Neil Smith, of the British Library's e-strategy and programmes, said, "The library intends to digitise significant and important items in its collection to enhance access to its collections. Digitisation can make resources available at the desktop to our existing users and to non-users or those for whom physical access is difficult."
When in 1477 Margery Brews of Norfolk wrote a Valentine missive to her fiancé John Paston she will have had little idea of the complex 21st century technology that went into saving it for future generations to read on the Internet. Nor indeed, would she have realised that her note would form part of one of the UK's most ambitious archiving projects.
Essentially, this Valentine's message is just the tip of a huge project. A British Library spokesman said, "Digitising collection items such as this is part of the library's ongoing commitment to make its collections more accessible to people, wherever they may be."
Like most public sector bodies, the British Library is under pressure to make as much information available to the public as possible. Last year it announced its New Strategic Directions document which put the Internet firmly at its core and outlined its plan for the next five to seven years. Central to this vision was the desire to make its collections more accessible to people via the Web.
With this in mind, the library is developing a digital library store which forms an integral part of its plan to build a national digital library. Launched in 2000 as part of a 10-year multimillion-pound joint venture with IBM, this store will allow the library to preserve and access electronic materials indefinitely.
The materials to be stored here include existing digital formats such as CD-Roms and items published on the Web, as well as digital copies of analogue objects. The library has already created digitised copies of some of its greatest treasures, such as the Lindisfarne Gospels and the notebooks of Leonardo da Vinci.
Of course, storing the data in this type of project is one thing, but organisations also need to consider how they will protect their data while ensuring availability. Clarke said, "If you want to ensure that there is 24x7 availability then you will have to have some disaster recovery facility in place."
Digital images also have a significant knock-on effect on a company's data storage arrangements.

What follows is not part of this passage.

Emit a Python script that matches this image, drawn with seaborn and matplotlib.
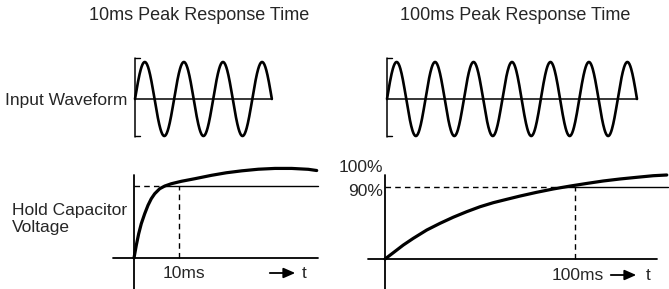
import matplotlib
matplotlib.use("Agg")
import matplotlib.pyplot as plt
import seaborn as sns
import numpy as np
import pandas as pd

# input waveform: sine, cycles shown in each panel
wave_cycles_fast = 3.5
wave_cycles_slow = 6.5
wave_peak = 1.0

# hold capacitor voltage (time in ms, level in %)
fast_t = [0, 0.51, 1.04, 1.62, 2.38, 3.11, 3.84, 4.6, 5.71, 6.82, 8.29, 10.51,
          13.49, 17.18, 20.51, 23.93, 27.62, 31.33, 35.04, 38.73, 40.6]
fast_v = [0, 15.8, 30.1, 42.6, 55.0, 65.4, 73.6, 79.8, 86.0, 89.3, 92.2, 95.2,
          98.4, 102.6, 105.8, 108.2, 110.2, 111.2, 111.2, 110.1, 108.6]
slow_t = [0, 4.37, 9.63, 14.89, 21.95, 28.95, 35.95, 43.0, 50.0, 57.0, 64.05,
          71.05, 79.84, 88.58, 97.37, 106.16, 114.9, 123.7, 132.5, 141.2, 148.3]
slow_v = [0, 7.9, 17.5, 25.9, 36.3, 44.7, 52.4, 59.3, 65.5, 70.6, 74.8,
          78.9, 83.6, 87.8, 91.4, 94.7, 97.8, 100.3, 102.4, 104.4, 105.3]

level_pct = 90
fast_mark, slow_mark = 10, 100
fast_cross, slow_cross = 7.4, 94.0

titles = ["10ms Peak Response Time", "100ms Peak Response Time"]
row_labels = ["Input Waveform", "Hold Capacitor\nVoltage"]
time_labels = ["10ms", "100ms"]
level_labels = ["100%", "90%"]

W, H = 669, 289
sns.set_theme(style="white")
plt.rcParams['font.family'] = ['Liberation Sans', 'DejaVu Sans']
fig = plt.figure(figsize=(W / 100, H / 100), dpi=100)


def px_axes(x0, y0, x1, y1, ox, oy, sx, sy):
    # axes placed in pixel rect (y down), data origin at pixel (ox, oy)
    ax = fig.add_axes([x0 / W, 1 - y1 / H, (x1 - x0) / W, (y1 - y0) / H])
    ax.set_xlim((x0 - ox) / sx, (x1 - ox) / sx)
    ax.set_ylim((oy - y1) / sy, (oy - y0) / sy)
    ax.axis('off')
    return ax


def ftext(x, y, s, **kw):
    fig.text(x / W, 1 - y / H, s, **kw)


k = dict(color='black', solid_capstyle='round', solid_joinstyle='round')

# --- input waveforms ---
for cycles, ox, sx in [(wave_cycles_fast, 135, 39.1), (wave_cycles_slow, 387, 38.46)]:
    ax = px_axes(ox - 10, 45, ox + 260, 145, ox, 99, sx, 37)
    t = np.linspace(0, cycles, 600)
    wave = pd.DataFrame({'t': t, 'v': wave_peak * np.sin(2 * np.pi * t)})
    sns.lineplot(data=wave, x='t', y='v', ax=ax, lw=1.9, **k)
    ax.plot([0, cycles], [0, 0], lw=1.1, color='black')
    ax.plot([0, 0], [-1.02, 1.1], lw=1.1, color='black')
    ax.plot([0, 0.12], [1.1, 1.1], lw=1.0, color='black')
    ax.plot([0, 0.12], [-1.0, -1.0], lw=1.0, color='black')
    ax.axis('off')

# --- hold capacitor voltage ---
panels = [
    (fast_t, fast_v, fast_mark, fast_cross, 134, 258, 4.5, 72.5 / 90, 100, 330, -4.7, 40.9, 40.9),
    (slow_t, slow_v, slow_mark, slow_cross, 385, 259, 1.9, 71.8 / 90, 360, 669, -8.9, 143.2, 149.0),
]
for tt, vv, mark, cross, ox, oy, sx, sy, x0, x1, b0, b1, right in panels:
    ax = px_axes(x0, 150, x1, 289, ox, oy, sx, sy)
    ylo = ax.get_ylim()[0]
    top = (oy - 175) / sy
    ax.plot([0, 0], [ylo, top], lw=1.3, color='black')
    ax.plot([b0, b1], [0, 0], lw=1.3, color='black')
    ax.plot([0, cross], [level_pct, level_pct], lw=1.0, ls=(0, (4, 3)), color='black')
    ax.plot([cross, right], [level_pct, level_pct], lw=1.0, color='black')
    ax.plot([mark, mark], [0, level_pct], lw=1.0, ls=(0, (4, 3)), color='black')
    curve = pd.DataFrame({'t': tt, 'v': vv})
    sns.lineplot(data=curve, x='t', y='v', ax=ax, lw=2.3, **k)
    ax.axis('off')

# --- texts ---
ftext(199, 15, titles[0], ha='center', va='center', fontsize=13)
ftext(515, 15, titles[1], ha='center', va='center', fontsize=13)
ftext(5, 100, row_labels[0], ha='left', va='center', fontsize=12.5)
ftext(12, 219, row_labels[1], ha='left', va='center', fontsize=12.5, linespacing=1.1)
ftext(184, 273, time_labels[0], ha='center', va='center', fontsize=12.5)
ftext(578, 275, time_labels[1], ha='center', va='center', fontsize=12.5)
ftext(383, 167, level_labels[0], ha='right', va='center', fontsize=12.5)
ftext(383, 192, level_labels[1], ha='right', va='center', fontsize=12.5)

for xa, xb, xt, yy in [(267, 298, 304, 273), (608, 639, 648, 275)]:
    fig.add_artist(matplotlib.patches.FancyArrowPatch(
        (xa / W, 1 - yy / H), (xb / W, 1 - yy / H), transform=fig.transFigure,
        arrowstyle='-|>,head_length=0.5,head_width=0.22', mutation_scale=14,
        lw=1.3, color='black'))
    ftext(xt, yy, "t", ha='center', va='center', fontsize=12.5)

fig.savefig("out.png", dpi=100)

Analyst firm IDC recently highlighted the fact that storage is now a strategic issue, so organisations need to consider their future needs when getting involved in major storage projects. Clarke said, "You have to also consider the scalability of your storage." Digital images can take up a lot of space, she warned.
In practical terms, the digital library store means that electronically created and stored material will survive future technology changes. This is a major issue in the research world. The US has already admitted, for example, that a significant amount of Nasa data on the early space programme was lost when the technology it was stored on became obsolete.

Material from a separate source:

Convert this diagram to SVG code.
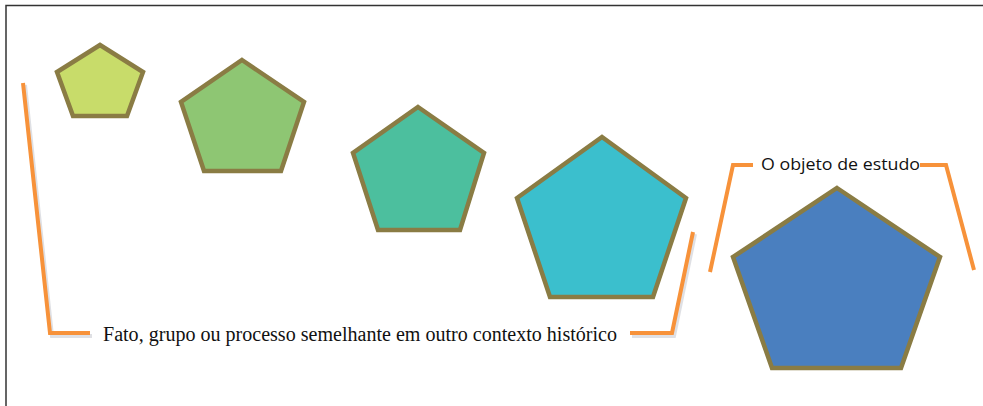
<svg xmlns="http://www.w3.org/2000/svg" width="983" height="406" viewBox="0 0 983 406">
<style>
.pent{stroke:#8a7c44;stroke-width:4.5;stroke-linejoin:miter}
.br{fill:none;stroke:#f7923a;stroke-width:4;stroke-linejoin:miter}
.sh{fill:none;stroke:#c9ccd2;stroke-width:4;opacity:0.6}
.serif{font-family:"Liberation Serif","Times New Roman",serif;font-size:20px;fill:#111}
.sans{font-family:"Open Sans","Liberation Sans",sans-serif;font-size:17px;fill:#111}
</style>
<rect width="983" height="406" fill="#ffffff"/>
<g id="frame" fill="none" stroke="#333" stroke-width="1.5">
<path d="M6,406 V5.5 H983"/>
</g>
<g id="pentagon1"><polygon class="pent" fill="#c8dc6a" points="100,45 143,72 127,116 73,116 57,72"/></g>
<g id="pentagon2"><polygon class="pent" fill="#8ec673" points="242,60 304,102 281,171 204,171 181,102"/></g>
<g id="pentagon3"><polygon class="pent" fill="#4cbf9e" points="418,107 484,153 460,230 378,230 353,153"/></g>
<g id="pentagon4"><polygon class="pent" fill="#3bbfcd" points="602,137 686,198 653,297 550,297 517,198"/></g>
<g id="pentagon5"><polygon class="pent" fill="#4a7fbf" points="837,188 940,257 901,368 772,368 733,257"/></g>
<g id="connectors">
<path class="sh" d="M25,85 L52,336 H92"/>
<path class="sh" d="M632,336 H674 L695,234"/>
<path class="br" d="M23,83 L50,333 H90"/>
<path class="br" d="M630,333 H672 L693,232"/>
<path class="br" d="M710,272 L733,165 H753"/>
<path class="br" d="M920,165 H946 L974,270"/>
</g>
<g id="label-bottom"><text class="serif" x="103" y="341" textLength="514" lengthAdjust="spacingAndGlyphs">Fato, grupo ou processo semelhante em outro contexto histórico</text></g>
<g id="label-top"><text class="sans" x="761" y="170" textLength="159" lengthAdjust="spacingAndGlyphs">O objeto de estudo</text></g>
</svg>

The digital library store is being designed according to the Open Archival Information System reference model, which relies heavily on a description of data known as meta data. This means that digital objects can be moved to new hardware or software platforms as technology develops.
The solution devised by IBM involves constructing and storing preservation meta data for every digital item in the collection. In effect, the meta data preserves access to the object and can provide a range of information on it.

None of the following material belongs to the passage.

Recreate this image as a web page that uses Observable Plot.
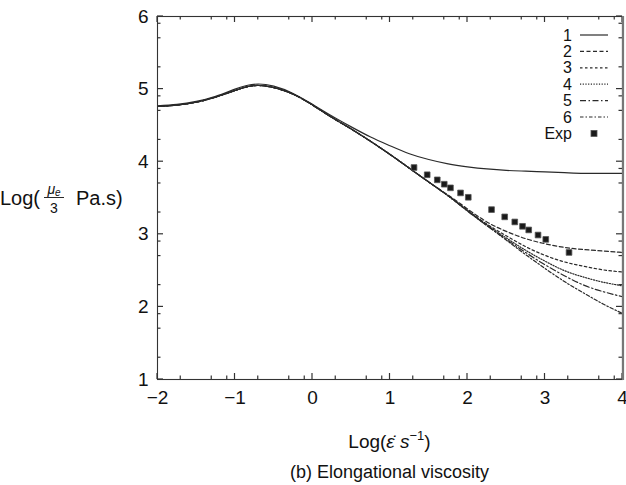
<!DOCTYPE html>
<html><head><meta charset="utf-8">
<script src="https://cdn.jsdelivr.net/npm/d3@7"></script>
<script src="https://cdn.jsdelivr.net/npm/@observablehq/plot@0.6"></script>
<style>
body{margin:0;background:#fff}
svg{display:block}
</style>
</head><body><div id="chart"></div>
<script>
// ---- data ----
const xs = [-2,-1.75,-1.5,-1.25,-1,-0.85,-0.7,-0.5,-0.25,0,0.25,0.5,0.75,1,1.25,1.5,1.75,2,2.25,2.5,2.75,3,3.25,3.5,3.75,4];
const curve1 = [4.77,4.79,4.83,4.90,5.00,5.05,5.07,5.04,4.94,4.79,4.63,4.48,4.34,4.22,4.11,4.03,3.97,3.93,3.90,3.88,3.87,3.86,3.85,3.84,3.84,3.84];
const curve2 = [4.76,4.78,4.82,4.89,4.98,5.03,5.05,5.02,4.93,4.78,4.61,4.45,4.28,4.10,3.91,3.72,3.54,3.35,3.17,3.04,2.94,2.87,2.82,2.79,2.77,2.75];
const curve3 = [4.76,4.78,4.82,4.89,4.98,5.03,5.05,5.02,4.93,4.78,4.61,4.45,4.28,4.10,3.91,3.72,3.53,3.33,3.14,2.98,2.83,2.71,2.62,2.56,2.51,2.48];
const curve4 = [4.76,4.78,4.82,4.89,4.98,5.03,5.05,5.02,4.93,4.78,4.61,4.45,4.28,4.10,3.91,3.72,3.53,3.33,3.13,2.95,2.78,2.63,2.50,2.41,2.34,2.29];
const curve5 = [4.76,4.78,4.82,4.89,4.98,5.03,5.05,5.02,4.93,4.78,4.61,4.45,4.28,4.10,3.91,3.72,3.53,3.32,3.12,2.93,2.75,2.58,2.43,2.30,2.21,2.14];
const curve6 = [4.76,4.78,4.82,4.89,4.98,5.03,5.05,5.02,4.93,4.78,4.61,4.45,4.28,4.10,3.91,3.72,3.53,3.32,3.12,2.92,2.72,2.53,2.35,2.19,2.04,1.91];
const expX = [1.31,1.48,1.61,1.70,1.78,1.91,2.01,2.31,2.48,2.61,2.71,2.79,2.91,3.01,3.31];
const expY = [3.92,3.82,3.75,3.69,3.64,3.57,3.51,3.34,3.24,3.17,3.11,3.06,2.99,2.93,2.75];
const seriesNames = ["1","2","3","4","5","6"];
const expName = "Exp";
const xMajor = [-2,-1,0,1,2,3,4];
const yMajor = [1,2,3,4,5,6];
const xMinor = [-1.7,-1.3,-1.1,-0.7,-0.3,-0.1,0.3,0.7,0.9,1.3,1.7,1.9,2.3,2.7,2.9,3.3,3.7,3.9];
const yMinor = [1.3,1.7,1.9,2.3,2.7,2.9,3.3,3.7,3.9,4.3,4.7,4.9,5.3,5.7,5.9];

// ---- styles ----
const FONT = '"Liberation Sans", Arial, Helvetica, sans-serif';
const INK = "#2a2a2a";
const dashes = [null, "4,2.5", "2.5,2.5", "1.2,1.5", "6,2.5,1.5,2.5", "3.5,2,1.5,2"];
const curves = [curve1, curve2, curve3, curve4, curve5, curve6];

const exp = expX.map((x, i) => ({x, y: expY[i]}));
const fmt = d => String(d).replace("-", "−");

const chart = Plot.plot({
  width: 626, height: 485,
  marginTop: 16, marginBottom: 106, marginLeft: 157, marginRight: 4,
  x: {domain: [-2, 4]},
  y: {domain: [1, 6]},
  style: {fontFamily: FONT, fontSize: "18px", color: "#111", background: "#fff", overflow: "visible"},
  marks: [
    ...curves.map((c, k) => Plot.line(xs.map((x, i) => ({x, y: c[i]})), {
      x: "x", y: "y", stroke: INK, strokeWidth: 1.2, strokeDasharray: dashes[k], curve: "natural"
    })),
    Plot.dot(exp, {x: "x", y: "y", symbol: "square", r: 3.2, fill: "#1a1a1a", stroke: "#555", strokeWidth: 0.8}),
    Plot.axisX({anchor: "bottom", ticks: xMajor, tickSize: 0, tickPadding: 11, tickFormat: fmt, label: null, fontSize: 19}),
    Plot.axisY({anchor: "left", ticks: yMajor, tickSize: 0, tickPadding: 9, tickFormat: fmt, label: null, fontSize: 19}),
    Plot.frame({stroke: "#333", strokeWidth: 1.1})
  ]
});
document.getElementById("chart").append(chart);

const svg = d3.select(chart);
const sx = chart.scale("x");
const sy = chart.scale("y");
const L = sx.apply(-2), R = sx.apply(4), T = sy.apply(6), B = sy.apply(1);
const cx = (L + R) / 2, cy = (T + B) / 2;

// inward ticks on all four sides
const tg = svg.append("g").attr("stroke", "#333").attr("stroke-width", 1.2);
const tick = (x1, y1, x2, y2) => tg.append("line").attr("x1", x1).attr("y1", y1).attr("x2", x2).attr("y2", y2);
xMajor.forEach(v => { const p = sx.apply(v); tick(p, B, p, B - 6); tick(p, T, p, T + 6); });
xMinor.forEach(v => { const p = sx.apply(v); tick(p, B, p, B - 3.5); tick(p, T, p, T + 3.5); });
yMajor.forEach(v => { const p = sy.apply(v); tick(L, p, L + 6, p); tick(R, p, R - 6, p); });
yMinor.forEach(v => { const p = sy.apply(v); tick(L, p, L + 3.5, p); tick(R, p, R - 3.5, p); });
// thicker grey right border as in the scan
svg.append("line").attr("x1", R + 1).attr("x2", R + 1).attr("y1", T).attr("y2", B + 1)
  .attr("stroke", "#777").attr("stroke-width", 2.2);

// y-axis title: Log( μe/3 Pa.s)
const yt = svg.append("g").attr("font-family", FONT).attr("fill", "#111").attr("text-anchor", "start");
yt.append("text").attr("x", 0).attr("y", cy + 7).attr("font-size", 20).text("Log(");
const fr = yt.append("text").attr("x", 54).attr("y", cy - 4).attr("font-size", 14).attr("text-anchor", "middle");
fr.append("tspan").attr("font-style", "italic").text("μ");
fr.append("tspan").attr("font-style", "italic").attr("font-size", 10).attr("dy", 2).text("e");
yt.append("line").attr("x1", 44).attr("x2", 64).attr("y1", cy).attr("y2", cy).attr("stroke", "#111").attr("stroke-width", 0.9);
yt.append("text").attr("x", 54).attr("y", cy + 15).attr("font-size", 14).attr("text-anchor", "middle").text("3");
yt.append("text").attr("x", 76).attr("y", cy + 7).attr("font-size", 20).text("Pa.s)");

// x-axis title: Log(ε̇ s^-1)
const xt = svg.append("text").attr("x", cx).attr("y", B + 69).attr("font-family", FONT)
  .attr("font-size", 19).attr("text-anchor", "middle").attr("fill", "#111");
xt.append("tspan").text("Log(");
xt.append("tspan").attr("font-style", "italic").text("ε̇");
xt.append("tspan").text(" ");
xt.append("tspan").attr("font-style", "italic").text("s");
xt.append("tspan").attr("font-size", 13).attr("dy", -8).text("−1");
xt.append("tspan").attr("dy", 8).text(")");

// caption
svg.append("text").attr("x", cx).attr("y", B + 99).attr("font-family", FONT)
  .attr("font-size", 18).attr("text-anchor", "middle").attr("fill", "#111")
  .text("(b) Elongational viscosity");

// legend
const lg = svg.append("g").attr("font-family", FONT).attr("font-size", 16).attr("fill", "#111");
const legendNames = [...seriesNames, expName];
legendNames.forEach((name, i) => {
  const y = 35 + i * 16.4;
  lg.append("text").attr("x", 572).attr("y", y + 5.5).attr("text-anchor", "end").text(name);
  if (i < seriesNames.length) {
    lg.append("line").attr("x1", 580).attr("x2", 608).attr("y1", y).attr("y2", y)
      .attr("stroke", INK).attr("stroke-width", 1.2).attr("stroke-dasharray", dashes[i]);
  } else {
    lg.append("rect").attr("x", 591).attr("y", y - 3).attr("width", 6).attr("height", 6)
      .attr("fill", "#1a1a1a").attr("stroke", "#555").attr("stroke-width", 0.8);
  }
});
</script>
</body></html>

The library spokesman said, "The preservation meta data records any changes made to the original object and thus supports preservation of long-term access, whilst retaining the history of the object in digital form."
Preserving and storing digital materials while still allowing long-term access is an ongoing dilemma for major research libraries around the world. The British Library, for example, is currently working with other organisations, such as the Dutch national library and IBM, to work out the best long-term strategy.
The British Library also hopes to enable users to search remotely for items when the digital library store is fully up and running. The spokesman said, "When the store and supporting systems are fully implemented, users of the British Library will be able to retrieve objects held in the digital store at workstations in the reading rooms or remotely."
Meanwhile organisations in both public and private sectors could pick up some useful data management tips from the British Library's digitisation project so far.
Early digitisation successes
There have already been a number of success stories that have emerged as part of the digitisation scheme. For example, the library has already launched a Web site allowing academics to explore rare copies of the Gutenberg Bible - the oldest surviving printed book in the Western World. Johannes Gutenberg's Bible was printed in Mainz, Germany, in around 1455 and only 48 copies (of which the British Library has two) and a few fragments have survived. Using the Web site, users can magnify images of the Bible's pages, allowing them to examine details not visible on the original printed copies. Another success is the "turning the pages" project, which gives library users electronic access to medieval manuscripts.
Benefits of the digital library store
- Add new electronic materials to the digital store, including new formats as they come onstream
- Automatically construct meta data from the object itself - effectively saving staff resources
- Achieve zero loss of data from the store and provide a secure environment for the library's digital collection items
- Enable the migration or emulation of objects in the store in order to preserve long-term access
- Exchange meta data with other library IT systems for management information and budgetary purposes.